### Given records
## Start
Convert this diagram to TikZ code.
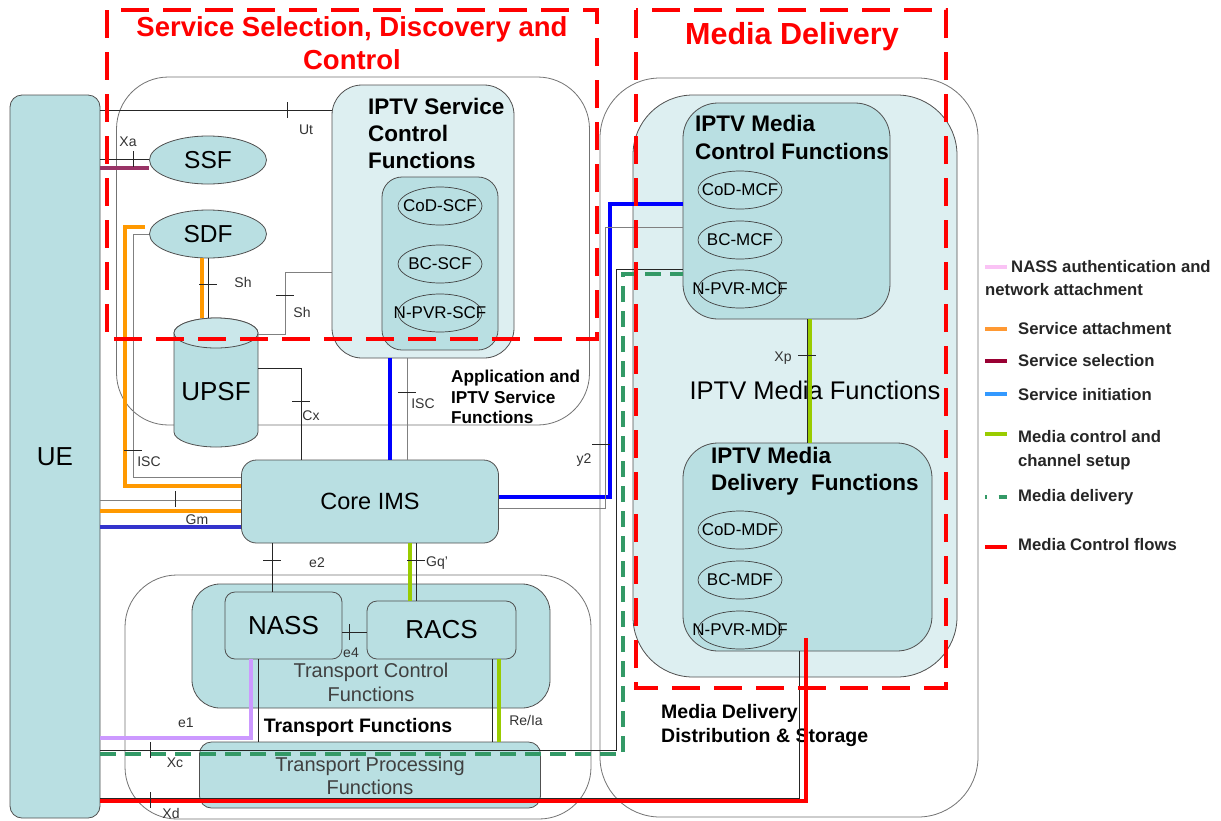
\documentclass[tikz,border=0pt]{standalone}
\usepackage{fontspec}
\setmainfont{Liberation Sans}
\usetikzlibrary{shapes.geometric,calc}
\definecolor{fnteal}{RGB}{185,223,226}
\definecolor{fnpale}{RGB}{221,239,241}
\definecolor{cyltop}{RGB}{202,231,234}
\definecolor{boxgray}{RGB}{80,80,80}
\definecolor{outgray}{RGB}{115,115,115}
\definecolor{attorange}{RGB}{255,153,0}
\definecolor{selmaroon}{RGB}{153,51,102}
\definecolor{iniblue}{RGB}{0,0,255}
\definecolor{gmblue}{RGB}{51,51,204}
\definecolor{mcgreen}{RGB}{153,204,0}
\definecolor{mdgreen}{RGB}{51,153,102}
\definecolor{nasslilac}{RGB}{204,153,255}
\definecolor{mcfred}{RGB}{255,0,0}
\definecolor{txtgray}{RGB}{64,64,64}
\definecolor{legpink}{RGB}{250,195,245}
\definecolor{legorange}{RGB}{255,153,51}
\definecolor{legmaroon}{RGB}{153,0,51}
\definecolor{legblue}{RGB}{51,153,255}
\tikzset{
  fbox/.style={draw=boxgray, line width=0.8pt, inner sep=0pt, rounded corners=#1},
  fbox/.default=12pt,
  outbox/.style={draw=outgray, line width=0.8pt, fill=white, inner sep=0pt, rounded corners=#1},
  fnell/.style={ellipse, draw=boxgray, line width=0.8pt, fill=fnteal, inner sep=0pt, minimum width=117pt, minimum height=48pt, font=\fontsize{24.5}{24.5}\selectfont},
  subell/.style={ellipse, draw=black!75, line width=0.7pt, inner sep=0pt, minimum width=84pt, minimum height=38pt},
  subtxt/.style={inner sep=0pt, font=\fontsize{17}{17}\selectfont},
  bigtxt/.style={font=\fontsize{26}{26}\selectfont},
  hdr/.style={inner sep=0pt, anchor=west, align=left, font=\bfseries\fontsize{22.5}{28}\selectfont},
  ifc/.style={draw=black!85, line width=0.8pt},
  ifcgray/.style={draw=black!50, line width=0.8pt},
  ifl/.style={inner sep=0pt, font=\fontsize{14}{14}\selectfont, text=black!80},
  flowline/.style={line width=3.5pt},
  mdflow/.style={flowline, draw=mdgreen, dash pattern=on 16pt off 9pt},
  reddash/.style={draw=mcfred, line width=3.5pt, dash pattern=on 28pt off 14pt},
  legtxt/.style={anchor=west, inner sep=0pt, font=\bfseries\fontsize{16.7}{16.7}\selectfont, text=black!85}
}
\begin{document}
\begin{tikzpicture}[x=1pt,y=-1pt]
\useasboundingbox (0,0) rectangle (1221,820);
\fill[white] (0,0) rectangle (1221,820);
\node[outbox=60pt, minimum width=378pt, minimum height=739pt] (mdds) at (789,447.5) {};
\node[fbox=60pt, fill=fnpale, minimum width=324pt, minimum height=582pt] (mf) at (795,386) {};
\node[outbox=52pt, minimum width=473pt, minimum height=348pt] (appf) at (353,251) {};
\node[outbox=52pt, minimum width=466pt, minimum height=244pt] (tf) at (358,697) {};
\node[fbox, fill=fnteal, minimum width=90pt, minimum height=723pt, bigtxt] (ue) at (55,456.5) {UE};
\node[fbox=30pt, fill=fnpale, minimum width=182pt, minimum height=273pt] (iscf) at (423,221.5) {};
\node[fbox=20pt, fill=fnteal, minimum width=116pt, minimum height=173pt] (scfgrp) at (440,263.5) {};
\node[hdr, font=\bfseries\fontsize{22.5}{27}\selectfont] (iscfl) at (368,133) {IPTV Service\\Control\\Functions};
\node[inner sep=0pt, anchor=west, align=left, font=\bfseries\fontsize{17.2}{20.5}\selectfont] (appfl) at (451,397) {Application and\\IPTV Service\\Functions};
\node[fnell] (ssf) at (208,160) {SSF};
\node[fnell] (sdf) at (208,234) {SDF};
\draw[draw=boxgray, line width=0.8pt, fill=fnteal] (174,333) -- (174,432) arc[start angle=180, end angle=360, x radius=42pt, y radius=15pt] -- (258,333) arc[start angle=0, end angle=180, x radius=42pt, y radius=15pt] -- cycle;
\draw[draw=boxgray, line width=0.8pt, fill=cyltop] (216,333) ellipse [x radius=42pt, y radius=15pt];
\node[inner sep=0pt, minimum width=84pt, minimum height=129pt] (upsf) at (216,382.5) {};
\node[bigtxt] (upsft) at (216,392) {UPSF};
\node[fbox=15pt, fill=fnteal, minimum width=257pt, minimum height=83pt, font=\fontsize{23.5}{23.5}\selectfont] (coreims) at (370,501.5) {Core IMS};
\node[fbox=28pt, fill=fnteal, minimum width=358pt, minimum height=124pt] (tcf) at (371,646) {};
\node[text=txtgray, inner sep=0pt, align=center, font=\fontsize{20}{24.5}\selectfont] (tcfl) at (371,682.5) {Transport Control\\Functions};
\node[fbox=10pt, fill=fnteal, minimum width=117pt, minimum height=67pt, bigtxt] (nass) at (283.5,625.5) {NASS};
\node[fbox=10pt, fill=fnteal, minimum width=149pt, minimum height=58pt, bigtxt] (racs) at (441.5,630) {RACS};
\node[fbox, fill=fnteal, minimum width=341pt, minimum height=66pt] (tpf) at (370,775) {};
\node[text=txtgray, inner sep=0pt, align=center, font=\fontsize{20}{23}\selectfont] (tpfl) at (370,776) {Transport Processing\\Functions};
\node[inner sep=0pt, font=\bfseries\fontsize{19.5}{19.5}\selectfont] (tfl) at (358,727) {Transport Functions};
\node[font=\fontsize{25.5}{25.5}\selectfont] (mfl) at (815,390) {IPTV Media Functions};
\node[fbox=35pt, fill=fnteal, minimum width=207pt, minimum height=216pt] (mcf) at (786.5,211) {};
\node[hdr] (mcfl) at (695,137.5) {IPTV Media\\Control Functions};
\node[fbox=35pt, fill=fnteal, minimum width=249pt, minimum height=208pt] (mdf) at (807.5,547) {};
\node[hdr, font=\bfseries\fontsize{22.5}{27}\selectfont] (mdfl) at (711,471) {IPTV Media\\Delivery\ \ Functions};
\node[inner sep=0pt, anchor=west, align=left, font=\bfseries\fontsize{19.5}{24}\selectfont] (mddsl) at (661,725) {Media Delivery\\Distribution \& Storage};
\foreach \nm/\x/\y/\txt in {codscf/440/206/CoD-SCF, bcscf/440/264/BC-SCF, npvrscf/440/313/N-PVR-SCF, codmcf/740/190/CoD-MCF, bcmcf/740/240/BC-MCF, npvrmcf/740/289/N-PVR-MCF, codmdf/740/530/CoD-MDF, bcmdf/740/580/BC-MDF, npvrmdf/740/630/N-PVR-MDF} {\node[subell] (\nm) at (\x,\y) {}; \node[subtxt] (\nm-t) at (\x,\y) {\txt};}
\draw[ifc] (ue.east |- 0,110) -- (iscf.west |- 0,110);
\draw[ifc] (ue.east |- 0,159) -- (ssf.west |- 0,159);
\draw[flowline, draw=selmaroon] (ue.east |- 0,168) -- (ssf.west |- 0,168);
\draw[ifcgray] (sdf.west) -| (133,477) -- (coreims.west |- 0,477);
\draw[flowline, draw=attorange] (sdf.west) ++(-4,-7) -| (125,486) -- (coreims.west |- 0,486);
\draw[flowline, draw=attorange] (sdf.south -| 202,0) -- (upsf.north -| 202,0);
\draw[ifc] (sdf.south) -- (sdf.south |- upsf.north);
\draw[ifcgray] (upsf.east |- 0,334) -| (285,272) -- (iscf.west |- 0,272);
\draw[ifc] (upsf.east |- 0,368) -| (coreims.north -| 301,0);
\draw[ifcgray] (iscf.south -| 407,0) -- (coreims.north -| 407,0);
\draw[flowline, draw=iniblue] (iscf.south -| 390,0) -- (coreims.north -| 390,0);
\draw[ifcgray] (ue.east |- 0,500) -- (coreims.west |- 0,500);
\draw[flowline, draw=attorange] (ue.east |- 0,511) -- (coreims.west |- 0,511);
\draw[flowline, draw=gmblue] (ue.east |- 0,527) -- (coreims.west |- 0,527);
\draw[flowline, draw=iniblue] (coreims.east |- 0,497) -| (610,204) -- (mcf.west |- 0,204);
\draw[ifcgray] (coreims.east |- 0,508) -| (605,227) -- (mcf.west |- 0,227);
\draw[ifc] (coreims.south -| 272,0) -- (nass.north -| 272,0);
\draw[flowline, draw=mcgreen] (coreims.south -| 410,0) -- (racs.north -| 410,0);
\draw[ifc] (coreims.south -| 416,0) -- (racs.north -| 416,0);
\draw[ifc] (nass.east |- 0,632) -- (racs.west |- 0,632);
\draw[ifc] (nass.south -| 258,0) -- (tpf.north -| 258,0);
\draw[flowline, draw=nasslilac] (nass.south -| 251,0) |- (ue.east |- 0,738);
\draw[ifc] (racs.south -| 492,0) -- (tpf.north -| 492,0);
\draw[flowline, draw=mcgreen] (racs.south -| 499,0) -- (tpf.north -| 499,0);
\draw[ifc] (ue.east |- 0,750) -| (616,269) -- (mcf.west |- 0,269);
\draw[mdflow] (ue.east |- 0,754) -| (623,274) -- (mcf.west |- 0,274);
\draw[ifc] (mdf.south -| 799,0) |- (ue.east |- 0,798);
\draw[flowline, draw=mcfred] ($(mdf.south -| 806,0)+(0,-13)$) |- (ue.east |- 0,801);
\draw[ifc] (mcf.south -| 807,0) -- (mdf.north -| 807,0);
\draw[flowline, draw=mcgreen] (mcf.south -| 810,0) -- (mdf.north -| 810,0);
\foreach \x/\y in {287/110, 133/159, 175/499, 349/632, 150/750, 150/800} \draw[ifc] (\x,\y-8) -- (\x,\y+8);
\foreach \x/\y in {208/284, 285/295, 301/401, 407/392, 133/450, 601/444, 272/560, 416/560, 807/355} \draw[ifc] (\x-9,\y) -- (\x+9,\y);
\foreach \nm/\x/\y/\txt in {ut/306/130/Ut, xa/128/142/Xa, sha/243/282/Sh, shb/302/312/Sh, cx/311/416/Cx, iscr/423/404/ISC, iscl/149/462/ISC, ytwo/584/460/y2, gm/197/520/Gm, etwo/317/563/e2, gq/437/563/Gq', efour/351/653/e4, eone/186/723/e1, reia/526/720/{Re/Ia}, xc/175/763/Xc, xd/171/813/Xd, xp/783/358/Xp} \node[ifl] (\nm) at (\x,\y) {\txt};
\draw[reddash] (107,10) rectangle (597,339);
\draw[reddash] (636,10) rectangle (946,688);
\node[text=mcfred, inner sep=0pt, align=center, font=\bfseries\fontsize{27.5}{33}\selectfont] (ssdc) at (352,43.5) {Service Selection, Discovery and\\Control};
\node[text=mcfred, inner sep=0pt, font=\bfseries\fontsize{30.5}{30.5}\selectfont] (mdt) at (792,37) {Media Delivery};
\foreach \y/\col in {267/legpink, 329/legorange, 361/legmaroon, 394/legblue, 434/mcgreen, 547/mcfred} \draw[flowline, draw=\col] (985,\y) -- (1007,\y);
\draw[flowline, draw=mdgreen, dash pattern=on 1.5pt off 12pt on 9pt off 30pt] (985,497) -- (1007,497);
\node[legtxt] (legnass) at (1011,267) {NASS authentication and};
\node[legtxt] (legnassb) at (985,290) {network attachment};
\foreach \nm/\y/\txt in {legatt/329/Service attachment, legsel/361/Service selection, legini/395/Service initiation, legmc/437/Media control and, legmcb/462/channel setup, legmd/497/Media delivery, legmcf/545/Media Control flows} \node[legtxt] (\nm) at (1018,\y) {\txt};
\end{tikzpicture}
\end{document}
## End
## Start
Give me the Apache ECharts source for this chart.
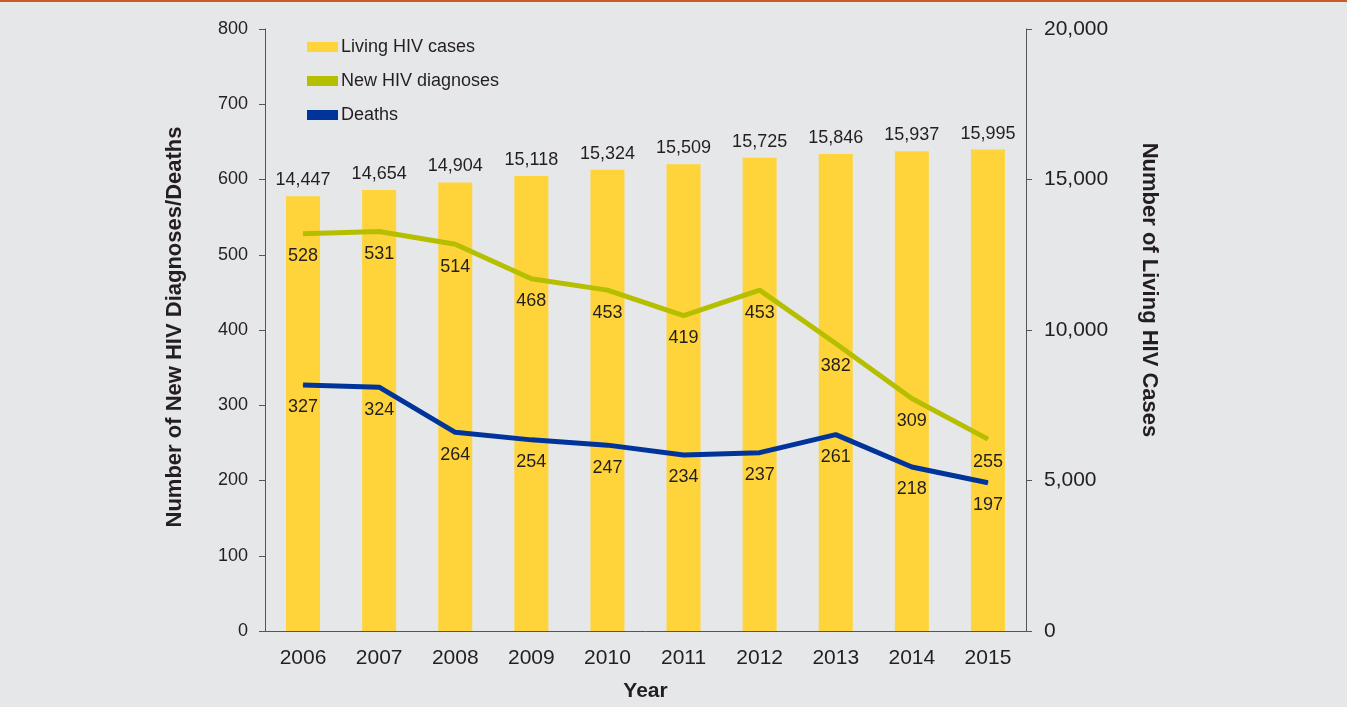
## End
## Start
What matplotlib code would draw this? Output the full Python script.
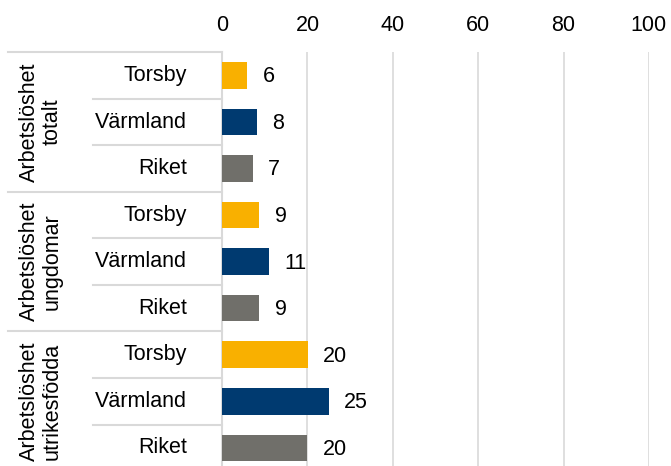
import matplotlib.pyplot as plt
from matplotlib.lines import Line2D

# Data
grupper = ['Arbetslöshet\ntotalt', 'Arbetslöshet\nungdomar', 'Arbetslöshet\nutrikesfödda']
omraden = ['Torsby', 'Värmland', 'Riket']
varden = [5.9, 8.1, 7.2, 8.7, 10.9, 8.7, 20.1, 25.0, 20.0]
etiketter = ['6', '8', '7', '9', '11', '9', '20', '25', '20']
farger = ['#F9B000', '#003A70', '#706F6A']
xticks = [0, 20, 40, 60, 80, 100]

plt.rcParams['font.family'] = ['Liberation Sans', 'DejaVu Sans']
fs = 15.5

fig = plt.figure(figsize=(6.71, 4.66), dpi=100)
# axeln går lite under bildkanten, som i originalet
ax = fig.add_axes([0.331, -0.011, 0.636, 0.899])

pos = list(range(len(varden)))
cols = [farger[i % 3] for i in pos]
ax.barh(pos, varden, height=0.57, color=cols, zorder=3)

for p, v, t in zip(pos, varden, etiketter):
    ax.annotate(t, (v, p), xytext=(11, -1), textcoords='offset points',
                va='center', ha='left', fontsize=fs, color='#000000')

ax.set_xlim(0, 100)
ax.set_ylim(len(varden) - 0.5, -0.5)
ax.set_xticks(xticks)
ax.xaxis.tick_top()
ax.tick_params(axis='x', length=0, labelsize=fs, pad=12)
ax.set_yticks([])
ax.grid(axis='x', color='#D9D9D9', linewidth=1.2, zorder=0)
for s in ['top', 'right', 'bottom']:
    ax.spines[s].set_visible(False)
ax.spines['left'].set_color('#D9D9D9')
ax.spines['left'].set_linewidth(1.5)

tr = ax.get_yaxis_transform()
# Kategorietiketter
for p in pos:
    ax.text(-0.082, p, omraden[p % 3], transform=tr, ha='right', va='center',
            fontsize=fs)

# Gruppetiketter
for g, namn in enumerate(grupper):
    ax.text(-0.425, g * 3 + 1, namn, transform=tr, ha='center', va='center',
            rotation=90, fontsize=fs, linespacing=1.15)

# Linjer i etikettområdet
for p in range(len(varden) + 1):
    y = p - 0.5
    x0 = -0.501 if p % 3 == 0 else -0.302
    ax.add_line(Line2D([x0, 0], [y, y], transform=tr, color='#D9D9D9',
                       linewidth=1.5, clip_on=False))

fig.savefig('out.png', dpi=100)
## End
### What is being asked
List each line in the listing that contains the string "matplotlib".

### Answer to the exercise
What matplotlib code would draw this? Output the full Python script.
import matplotlib.pyplot as plt
from matplotlib.lines import Line2D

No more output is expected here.